Items listed in a dataset
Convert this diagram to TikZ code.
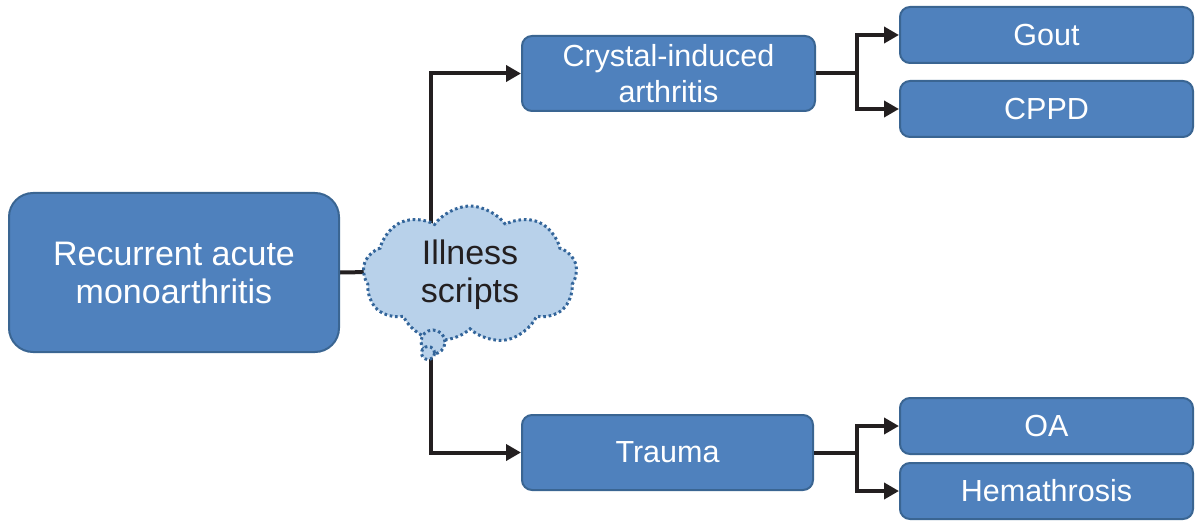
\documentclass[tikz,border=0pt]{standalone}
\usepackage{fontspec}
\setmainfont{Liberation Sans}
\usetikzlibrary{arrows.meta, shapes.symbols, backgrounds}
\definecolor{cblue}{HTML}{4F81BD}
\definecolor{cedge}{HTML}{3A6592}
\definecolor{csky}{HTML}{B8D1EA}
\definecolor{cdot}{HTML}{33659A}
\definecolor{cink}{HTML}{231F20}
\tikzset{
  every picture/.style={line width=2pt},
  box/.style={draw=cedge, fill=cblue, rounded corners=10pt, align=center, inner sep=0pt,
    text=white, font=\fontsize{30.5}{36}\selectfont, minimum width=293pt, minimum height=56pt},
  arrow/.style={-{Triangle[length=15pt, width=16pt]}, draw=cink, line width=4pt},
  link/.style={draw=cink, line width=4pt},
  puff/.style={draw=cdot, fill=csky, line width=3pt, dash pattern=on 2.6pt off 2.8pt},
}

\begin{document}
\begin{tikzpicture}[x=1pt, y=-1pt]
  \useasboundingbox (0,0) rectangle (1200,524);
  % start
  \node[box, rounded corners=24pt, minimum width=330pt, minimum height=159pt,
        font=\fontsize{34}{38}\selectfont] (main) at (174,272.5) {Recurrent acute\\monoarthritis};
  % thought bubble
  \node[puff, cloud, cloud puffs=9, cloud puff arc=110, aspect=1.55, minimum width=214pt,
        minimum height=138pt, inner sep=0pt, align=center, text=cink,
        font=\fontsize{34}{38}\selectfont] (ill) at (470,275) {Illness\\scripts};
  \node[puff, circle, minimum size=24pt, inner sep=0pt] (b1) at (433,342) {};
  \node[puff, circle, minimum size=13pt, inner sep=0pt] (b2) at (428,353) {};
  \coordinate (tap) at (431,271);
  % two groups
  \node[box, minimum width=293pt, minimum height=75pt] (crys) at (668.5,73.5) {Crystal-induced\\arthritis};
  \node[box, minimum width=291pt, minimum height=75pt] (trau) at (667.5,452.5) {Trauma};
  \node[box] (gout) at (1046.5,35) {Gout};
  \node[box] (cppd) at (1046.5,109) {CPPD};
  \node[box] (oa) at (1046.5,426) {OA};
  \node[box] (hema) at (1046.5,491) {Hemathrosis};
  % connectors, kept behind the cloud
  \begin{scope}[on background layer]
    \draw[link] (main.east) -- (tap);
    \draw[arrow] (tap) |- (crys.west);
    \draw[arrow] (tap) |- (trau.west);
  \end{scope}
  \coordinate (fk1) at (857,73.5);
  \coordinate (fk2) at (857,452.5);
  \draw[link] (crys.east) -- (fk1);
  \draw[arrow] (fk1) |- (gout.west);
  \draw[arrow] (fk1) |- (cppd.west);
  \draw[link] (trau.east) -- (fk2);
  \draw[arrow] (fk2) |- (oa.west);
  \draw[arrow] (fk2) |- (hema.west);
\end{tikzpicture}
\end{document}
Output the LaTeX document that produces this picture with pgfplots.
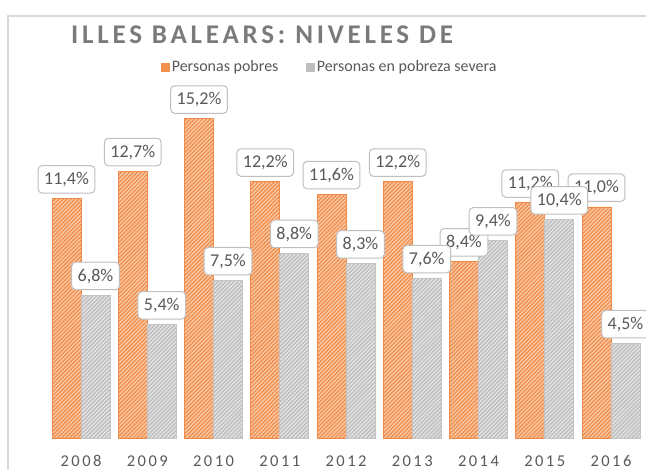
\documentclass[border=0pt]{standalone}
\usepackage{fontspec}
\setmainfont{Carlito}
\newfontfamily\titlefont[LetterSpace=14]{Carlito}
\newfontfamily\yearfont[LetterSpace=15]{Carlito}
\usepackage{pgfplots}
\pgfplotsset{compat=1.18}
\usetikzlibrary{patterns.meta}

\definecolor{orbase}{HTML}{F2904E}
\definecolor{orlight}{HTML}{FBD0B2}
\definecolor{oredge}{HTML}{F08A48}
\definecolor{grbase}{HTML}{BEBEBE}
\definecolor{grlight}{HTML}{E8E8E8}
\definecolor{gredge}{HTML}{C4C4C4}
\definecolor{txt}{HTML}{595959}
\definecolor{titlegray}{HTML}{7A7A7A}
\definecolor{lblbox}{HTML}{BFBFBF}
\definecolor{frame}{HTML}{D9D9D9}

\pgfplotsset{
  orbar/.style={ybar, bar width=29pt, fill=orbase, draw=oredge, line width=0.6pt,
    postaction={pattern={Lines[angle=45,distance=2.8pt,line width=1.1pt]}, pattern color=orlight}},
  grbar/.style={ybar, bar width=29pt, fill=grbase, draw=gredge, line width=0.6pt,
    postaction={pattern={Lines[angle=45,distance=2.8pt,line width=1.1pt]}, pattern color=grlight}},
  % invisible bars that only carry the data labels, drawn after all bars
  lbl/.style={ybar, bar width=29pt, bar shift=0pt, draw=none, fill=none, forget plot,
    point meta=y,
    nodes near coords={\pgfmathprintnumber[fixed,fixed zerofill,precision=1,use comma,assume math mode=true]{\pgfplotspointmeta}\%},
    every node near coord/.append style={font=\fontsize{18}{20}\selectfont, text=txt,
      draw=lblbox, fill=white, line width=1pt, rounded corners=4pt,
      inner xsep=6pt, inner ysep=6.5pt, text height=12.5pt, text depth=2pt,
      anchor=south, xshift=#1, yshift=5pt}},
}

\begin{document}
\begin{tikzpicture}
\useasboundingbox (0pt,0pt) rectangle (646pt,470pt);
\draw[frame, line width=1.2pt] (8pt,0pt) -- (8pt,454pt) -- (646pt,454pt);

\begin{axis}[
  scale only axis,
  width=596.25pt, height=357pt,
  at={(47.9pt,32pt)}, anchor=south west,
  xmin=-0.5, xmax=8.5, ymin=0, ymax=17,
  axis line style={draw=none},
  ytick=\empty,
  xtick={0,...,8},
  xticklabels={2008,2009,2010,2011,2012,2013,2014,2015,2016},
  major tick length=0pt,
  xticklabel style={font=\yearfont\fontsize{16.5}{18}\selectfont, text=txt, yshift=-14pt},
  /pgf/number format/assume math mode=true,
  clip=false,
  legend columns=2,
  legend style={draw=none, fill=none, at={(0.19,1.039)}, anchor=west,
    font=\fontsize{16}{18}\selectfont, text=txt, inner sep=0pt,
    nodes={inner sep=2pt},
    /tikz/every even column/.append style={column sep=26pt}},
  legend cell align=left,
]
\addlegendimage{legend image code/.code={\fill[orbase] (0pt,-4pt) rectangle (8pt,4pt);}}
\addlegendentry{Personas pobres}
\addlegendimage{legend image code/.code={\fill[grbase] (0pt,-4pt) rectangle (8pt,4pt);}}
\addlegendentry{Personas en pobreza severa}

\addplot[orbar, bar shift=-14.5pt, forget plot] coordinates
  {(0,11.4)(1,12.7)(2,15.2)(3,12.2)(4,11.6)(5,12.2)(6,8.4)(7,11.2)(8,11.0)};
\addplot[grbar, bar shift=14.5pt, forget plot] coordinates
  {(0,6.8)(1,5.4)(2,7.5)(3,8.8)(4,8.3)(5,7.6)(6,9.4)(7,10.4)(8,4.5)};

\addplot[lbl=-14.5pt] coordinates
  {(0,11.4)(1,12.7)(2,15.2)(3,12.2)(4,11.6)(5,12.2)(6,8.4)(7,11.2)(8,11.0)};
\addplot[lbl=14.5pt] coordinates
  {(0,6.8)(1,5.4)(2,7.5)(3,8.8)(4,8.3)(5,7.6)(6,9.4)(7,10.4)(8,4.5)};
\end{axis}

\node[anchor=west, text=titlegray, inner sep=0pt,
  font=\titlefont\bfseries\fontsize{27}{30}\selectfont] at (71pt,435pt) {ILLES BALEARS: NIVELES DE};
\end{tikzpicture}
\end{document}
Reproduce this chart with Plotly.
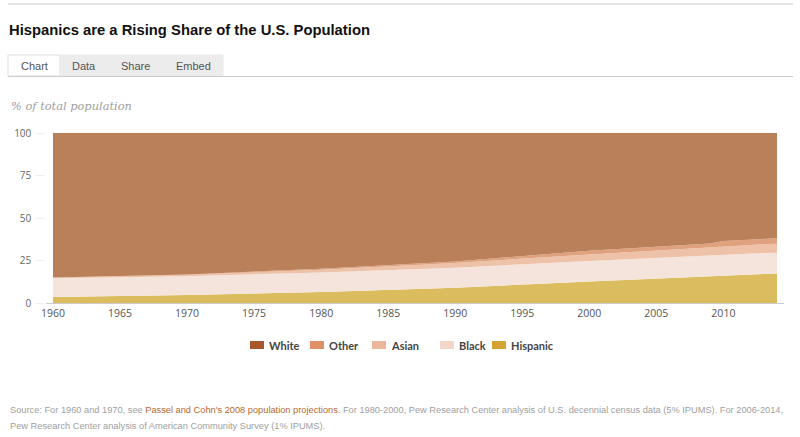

-- DO THIS --
Copy every record above exactly, leaving out any pictures.

-- ANSWER --
Convert this diagram to TikZ code.
\documentclass[tikz,border=0pt]{standalone}
\usepackage{fontspec}
\setmainfont{Liberation Sans}
\usetikzlibrary{arrows.meta, shapes.symbols, backgrounds}
\definecolor{cblue}{HTML}{4F81BD}
\definecolor{cedge}{HTML}{3A6592}
\definecolor{csky}{HTML}{B8D1EA}
\definecolor{cdot}{HTML}{33659A}
\definecolor{cink}{HTML}{231F20}
\tikzset{
  every picture/.style={line width=2pt},
  box/.style={draw=cedge, fill=cblue, rounded corners=10pt, align=center, inner sep=0pt,
    text=white, font=\fontsize{30.5}{36}\selectfont, minimum width=293pt, minimum height=56pt},
  arrow/.style={-{Triangle[length=15pt, width=16pt]}, draw=cink, line width=4pt},
  link/.style={draw=cink, line width=4pt},
  puff/.style={draw=cdot, fill=csky, line width=3pt, dash pattern=on 2.6pt off 2.8pt},
}

\begin{document}
\begin{tikzpicture}[x=1pt, y=-1pt]
  \useasboundingbox (0,0) rectangle (1200,524);
  % start
  \node[box, rounded corners=24pt, minimum width=330pt, minimum height=159pt,
        font=\fontsize{34}{38}\selectfont] (main) at (174,272.5) {Recurrent acute\\monoarthritis};
  % thought bubble
  \node[puff, cloud, cloud puffs=9, cloud puff arc=110, aspect=1.55, minimum width=214pt,
        minimum height=138pt, inner sep=0pt, align=center, text=cink,
        font=\fontsize{34}{38}\selectfont] (ill) at (470,275) {Illness\\scripts};
  \node[puff, circle, minimum size=24pt, inner sep=0pt] (b1) at (433,342) {};
  \node[puff, circle, minimum size=13pt, inner sep=0pt] (b2) at (428,353) {};
  \coordinate (tap) at (431,271);
  % two groups
  \node[box, minimum width=293pt, minimum height=75pt] (crys) at (668.5,73.5) {Crystal-induced\\arthritis};
  \node[box, minimum width=291pt, minimum height=75pt] (trau) at (667.5,452.5) {Trauma};
  \node[box] (gout) at (1046.5,35) {Gout};
  \node[box] (cppd) at (1046.5,109) {CPPD};
  \node[box] (oa) at (1046.5,426) {OA};
  \node[box] (hema) at (1046.5,491) {Hemathrosis};
  % connectors, kept behind the cloud
  \begin{scope}[on background layer]
    \draw[link] (main.east) -- (tap);
    \draw[arrow] (tap) |- (crys.west);
    \draw[arrow] (tap) |- (trau.west);
  \end{scope}
  \coordinate (fk1) at (857,73.5);
  \coordinate (fk2) at (857,452.5);
  \draw[link] (crys.east) -- (fk1);
  \draw[arrow] (fk1) |- (gout.west);
  \draw[arrow] (fk1) |- (cppd.west);
  \draw[link] (trau.east) -- (fk2);
  \draw[arrow] (fk2) |- (oa.west);
  \draw[arrow] (fk2) |- (hema.west);
\end{tikzpicture}
\end{document}
Output the LaTeX document that produces this picture with pgfplots.
\documentclass[border=0pt]{standalone}
\usepackage{fontspec}
\setmainfont{Carlito}
\newfontfamily\titlefont[LetterSpace=14]{Carlito}
\newfontfamily\yearfont[LetterSpace=15]{Carlito}
\usepackage{pgfplots}
\pgfplotsset{compat=1.18}
\usetikzlibrary{patterns.meta}

\definecolor{orbase}{HTML}{F2904E}
\definecolor{orlight}{HTML}{FBD0B2}
\definecolor{oredge}{HTML}{F08A48}
\definecolor{grbase}{HTML}{BEBEBE}
\definecolor{grlight}{HTML}{E8E8E8}
\definecolor{gredge}{HTML}{C4C4C4}
\definecolor{txt}{HTML}{595959}
\definecolor{titlegray}{HTML}{7A7A7A}
\definecolor{lblbox}{HTML}{BFBFBF}
\definecolor{frame}{HTML}{D9D9D9}

\pgfplotsset{
  orbar/.style={ybar, bar width=29pt, fill=orbase, draw=oredge, line width=0.6pt,
    postaction={pattern={Lines[angle=45,distance=2.8pt,line width=1.1pt]}, pattern color=orlight}},
  grbar/.style={ybar, bar width=29pt, fill=grbase, draw=gredge, line width=0.6pt,
    postaction={pattern={Lines[angle=45,distance=2.8pt,line width=1.1pt]}, pattern color=grlight}},
  % invisible bars that only carry the data labels, drawn after all bars
  lbl/.style={ybar, bar width=29pt, bar shift=0pt, draw=none, fill=none, forget plot,
    point meta=y,
    nodes near coords={\pgfmathprintnumber[fixed,fixed zerofill,precision=1,use comma,assume math mode=true]{\pgfplotspointmeta}\%},
    every node near coord/.append style={font=\fontsize{18}{20}\selectfont, text=txt,
      draw=lblbox, fill=white, line width=1pt, rounded corners=4pt,
      inner xsep=6pt, inner ysep=6.5pt, text height=12.5pt, text depth=2pt,
      anchor=south, xshift=#1, yshift=5pt}},
}

\begin{document}
\begin{tikzpicture}
\useasboundingbox (0pt,0pt) rectangle (646pt,470pt);
\draw[frame, line width=1.2pt] (8pt,0pt) -- (8pt,454pt) -- (646pt,454pt);

\begin{axis}[
  scale only axis,
  width=596.25pt, height=357pt,
  at={(47.9pt,32pt)}, anchor=south west,
  xmin=-0.5, xmax=8.5, ymin=0, ymax=17,
  axis line style={draw=none},
  ytick=\empty,
  xtick={0,...,8},
  xticklabels={2008,2009,2010,2011,2012,2013,2014,2015,2016},
  major tick length=0pt,
  xticklabel style={font=\yearfont\fontsize{16.5}{18}\selectfont, text=txt, yshift=-14pt},
  /pgf/number format/assume math mode=true,
  clip=false,
  legend columns=2,
  legend style={draw=none, fill=none, at={(0.19,1.039)}, anchor=west,
    font=\fontsize{16}{18}\selectfont, text=txt, inner sep=0pt,
    nodes={inner sep=2pt},
    /tikz/every even column/.append style={column sep=26pt}},
  legend cell align=left,
]
\addlegendimage{legend image code/.code={\fill[orbase] (0pt,-4pt) rectangle (8pt,4pt);}}
\addlegendentry{Personas pobres}
\addlegendimage{legend image code/.code={\fill[grbase] (0pt,-4pt) rectangle (8pt,4pt);}}
\addlegendentry{Personas en pobreza severa}

\addplot[orbar, bar shift=-14.5pt, forget plot] coordinates
  {(0,11.4)(1,12.7)(2,15.2)(3,12.2)(4,11.6)(5,12.2)(6,8.4)(7,11.2)(8,11.0)};
\addplot[grbar, bar shift=14.5pt, forget plot] coordinates
  {(0,6.8)(1,5.4)(2,7.5)(3,8.8)(4,8.3)(5,7.6)(6,9.4)(7,10.4)(8,4.5)};

\addplot[lbl=-14.5pt] coordinates
  {(0,11.4)(1,12.7)(2,15.2)(3,12.2)(4,11.6)(5,12.2)(6,8.4)(7,11.2)(8,11.0)};
\addplot[lbl=14.5pt] coordinates
  {(0,6.8)(1,5.4)(2,7.5)(3,8.8)(4,8.3)(5,7.6)(6,9.4)(7,10.4)(8,4.5)};
\end{axis}

\node[anchor=west, text=titlegray, inner sep=0pt,
  font=\titlefont\bfseries\fontsize{27}{30}\selectfont] at (71pt,435pt) {ILLES BALEARS: NIVELES DE};
\end{tikzpicture}
\end{document}
Reproduce this chart with Plotly.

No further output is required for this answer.